# [TASK TO COMPLETE]
Return all of the data exactly, with nothing left out but the pictures.

+ + + + +

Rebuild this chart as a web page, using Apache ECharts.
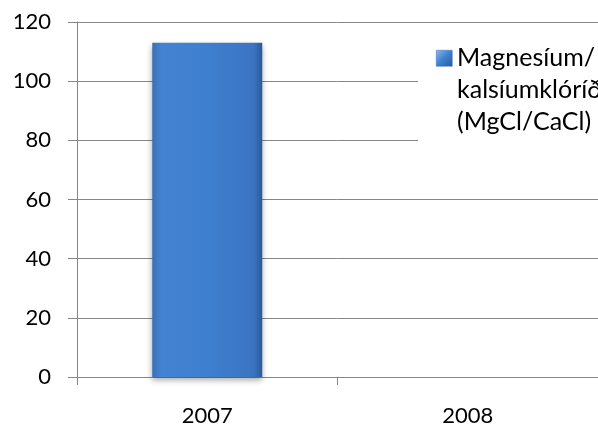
<!DOCTYPE html>
<html>
<head>
<meta charset="utf-8">
<script src="https://cdn.jsdelivr.net/npm/echarts@6/dist/echarts.min.js"></script>
<style>
html,body{margin:0;padding:0;background:#fff;}
#c{width:598px;height:429px;}
</style>
</head>
<body>
<div id="c"></div>
<script>
const categories = ['2007', '2008'];
const seriesName = 'Magnesíum/\nkalsíumklóríð\n(MgCl/CaCl)';
const values = [113, null];
const yTicks = { min: 0, max: 120, interval: 20 };

const chart = echarts.init(document.getElementById('c'), null, { renderer: 'canvas' });
const font = 'Lato, "Open Sans", sans-serif';
const iconFill = new echarts.graphic.LinearGradient(0, 0, 1, 1, [
  { offset: 0, color: '#8ab8ee' }, { offset: 0.5, color: '#3f7fcf' }, { offset: 1, color: '#2a5a9c' }
]);
chart.setOption({
  animation: false,
  backgroundColor: '#fff',
  grid: { left: 77, top: 22, width: 530, bottom: 52, containLabel: false },
  legend: { show: false },
  xAxis: {
    type: 'category',
    data: categories,
    boundaryGap: true,
    axisLine: { lineStyle: { color: '#868686', width: 1 } },
    axisTick: { show: true, length: 8, lineStyle: { color: '#868686' } },
    axisLabel: { fontFamily: font, fontSize: 22, color: '#000', margin: 28 },
    splitLine: { show: false }
  },
  yAxis: {
    type: 'value',
    min: yTicks.min, max: yTicks.max, interval: yTicks.interval,
    axisLine: { show: true, lineStyle: { color: '#868686', width: 1 } },
    axisTick: { show: true, length: 9, lineStyle: { color: '#868686' } },
    axisLabel: { fontFamily: font, fontSize: 22, color: '#000', margin: 26 },
    splitLine: { show: true, lineStyle: { color: '#868686', width: 1 } }
  },
  graphic: [
    { type: 'rect', left: 418, top: 26, shape: { width: 190, height: 122 }, style: { fill: '#fff' }, z: 10 },
    { type: 'rect', left: 436, top: 50, shape: { width: 16, height: 16 }, style: { fill: iconFill, stroke: '#3a6fb5', lineWidth: 0.5 }, z: 11 },
    { type: 'text', left: 457, top: 42, z: 11,
      style: { text: seriesName, font: '25px ' + font, fill: '#000', lineHeight: 32 } }
  ],
  series: [{
    name: seriesName,
    type: 'bar',
    data: values,
    barWidth: 110,
    itemStyle: {
      color: new echarts.graphic.LinearGradient(0, 0, 1, 0, [
        { offset: 0, color: '#3a70b8' },
        { offset: 0.08, color: '#4383d2' },
        { offset: 0.5, color: '#3f7fcf' },
        { offset: 0.92, color: '#3b75c2' },
        { offset: 1, color: '#2b5a98' }
      ]),
      shadowColor: 'rgba(0,0,0,0.35)',
      shadowBlur: 6,
      shadowOffsetY: 3
    }
  }]
});
</script>
</body>
</html>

+ + + + +

# [SOLUTION FOR THIS TASK]
Rebuild this chart as a web page, using Apache ECharts.
<!DOCTYPE html>
<html>
<head>
<meta charset="utf-8">
<script src="https://cdn.jsdelivr.net/npm/echarts@6/dist/echarts.min.js"></script>
<style>
html,body{margin:0;padding:0;background:#fff;}
#c{width:598px;height:429px;}
</style>
</head>
<body>
<div id="c"></div>
<script>
const categories = ['2007', '2008'];
const seriesName = 'Magnesíum/\nkalsíumklóríð\n(MgCl/CaCl)';
const values = [113, null];
const yTicks = { min: 0, max: 120, interval: 20 };

const chart = echarts.init(document.getElementById('c'), null, { renderer: 'canvas' });
const font = 'Lato, "Open Sans", sans-serif';
const iconFill = new echarts.graphic.LinearGradient(0, 0, 1, 1, [
  { offset: 0, color: '#8ab8ee' }, { offset: 0.5, color: '#3f7fcf' }, { offset: 1, color: '#2a5a9c' }
]);
chart.setOption({
  animation: false,
  backgroundColor: '#fff',
  grid: { left: 77, top: 22, width: 530, bottom: 52, containLabel: false },
  legend: { show: false },
  xAxis: {
    type: 'category',
    data: categories,
    boundaryGap: true,
    axisLine: { lineStyle: { color: '#868686', width: 1 } },
    axisTick: { show: true, length: 8, lineStyle: { color: '#868686' } },
    axisLabel: { fontFamily: font, fontSize: 22, color: '#000', margin: 28 },
    splitLine: { show: false }
  },
  yAxis: {
    type: 'value',
    min: yTicks.min, max: yTicks.max, interval: yTicks.interval,
    axisLine: { show: true, lineStyle: { color: '#868686', width: 1 } },
    axisTick: { show: true, length: 9, lineStyle: { color: '#868686' } },
    axisLabel: { fontFamily: font, fontSize: 22, color: '#000', margin: 26 },
    splitLine: { show: true, lineStyle: { color: '#868686', width: 1 } }
  },
  graphic: [
    { type: 'rect', left: 418, top: 26, shape: { width: 190, height: 122 }, style: { fill: '#fff' }, z: 10 },
    { type: 'rect', left: 436, top: 50, shape: { width: 16, height: 16 }, style: { fill: iconFill, stroke: '#3a6fb5', lineWidth: 0.5 }, z: 11 },
    { type: 'text', left: 457, top: 42, z: 11,
      style: { text: seriesName, font: '25px ' + font, fill: '#000', lineHeight: 32 } }
  ],
  series: [{
    name: seriesName,
    type: 'bar',
    data: values,
    barWidth: 110,
    itemStyle: {
      color: new echarts.graphic.LinearGradient(0, 0, 1, 0, [
        { offset: 0, color: '#3a70b8' },
        { offset: 0.08, color: '#4383d2' },
        { offset: 0.5, color: '#3f7fcf' },
        { offset: 0.92, color: '#3b75c2' },
        { offset: 1, color: '#2b5a98' }
      ]),
      shadowColor: 'rgba(0,0,0,0.35)',
      shadowBlur: 6,
      shadowOffsetY: 3
    }
  }]
});
</script>
</body>
</html>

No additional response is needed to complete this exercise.